Diese ungünstige Verhaltensprognose kann durch den - in der Beschwerde wiederholten - Hinweis des Beschwerdeführers auf seine Wohn- und Arbeitsmöglichkeit (ON 2.1, ON 2.2, 3 und ON 7) und seine – der gesetzlichen Norm entsprechenden - hausordnungskonforme Führung (auch) im elektronisch überwachten Hausarrest (ON 2.2) nicht entkräftet werden. Eine bedingte Entlassung ist daher aufgrund der bisherigen Wirkungslosigkeit der ergriffenen Sanktionen und der dafür ursächlichen Persönlichkeitsdefizite in spezialpräventiver Hinsicht außerhalb jeglicher Reichweite. Auch unterstützende Maßnahmen nach §§ 50 bis 52 StGB sind im Hinblick auf die aufgezeigten erheblichen spezialpräventiven Bedenken und die bereits dreimalige Beigebung eines Bewährungshelfers keineswegs ausreichend.
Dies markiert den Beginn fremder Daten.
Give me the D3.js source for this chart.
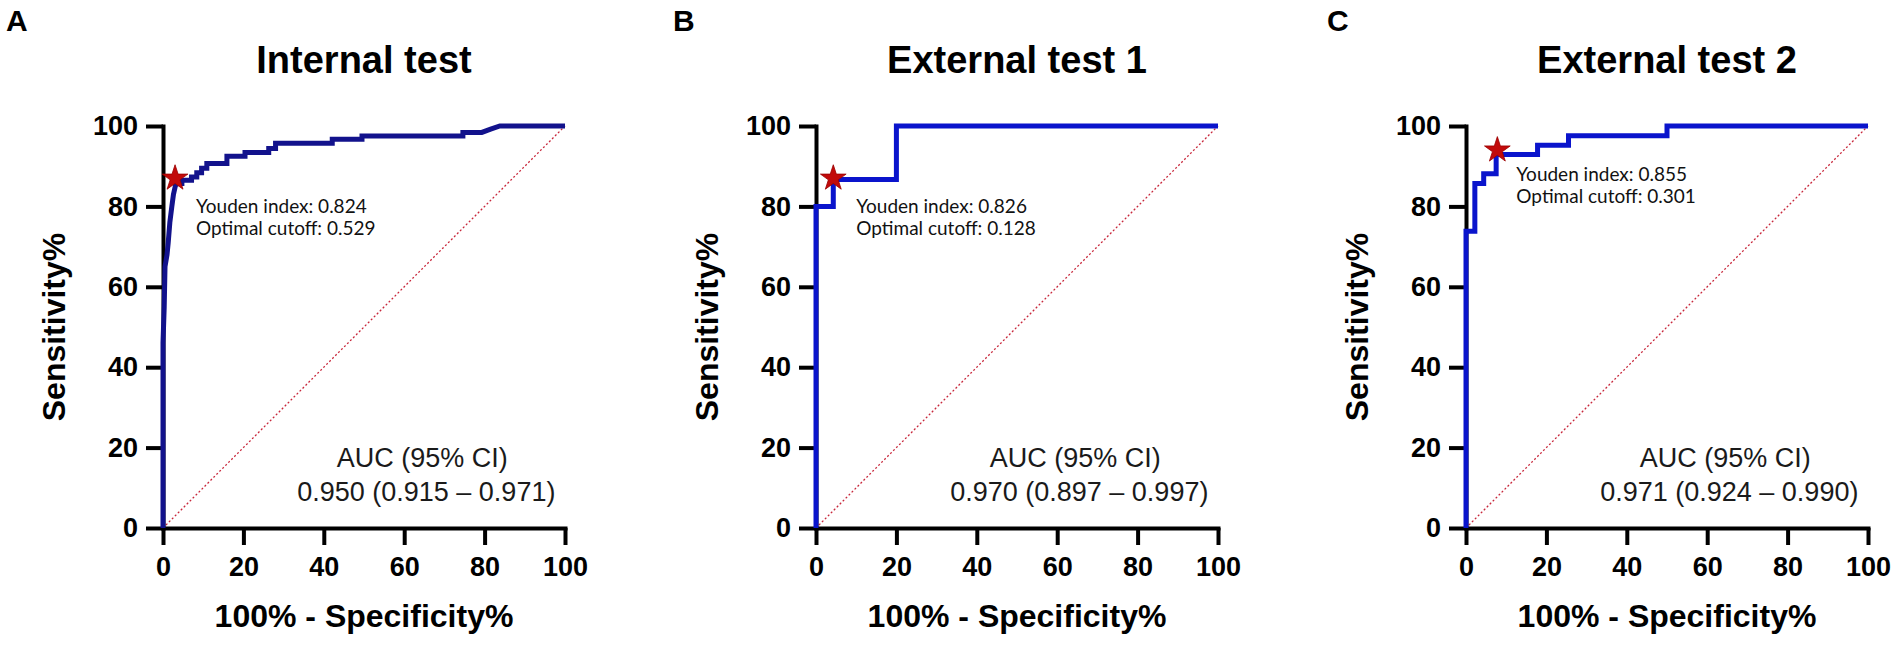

Da aufgrund der Aktenlage nicht anzunehmen war, dass eine Anhörung die Entscheidungsgrundlagen wesentlich verändert hätte und eine Anhörung des Strafgefangenen über dessen Antrag durch das Landesgericht St. Pölten bereits zu AZ ** erfolgte, konnte die Anhörung zu Recht unterbleiben ( Pieber in Höpfel/Ratz, WK 2 StVG § 152a Rz 1 f).

Gegen diese Entscheidung ist ein Rechtsmittel nicht zulässig.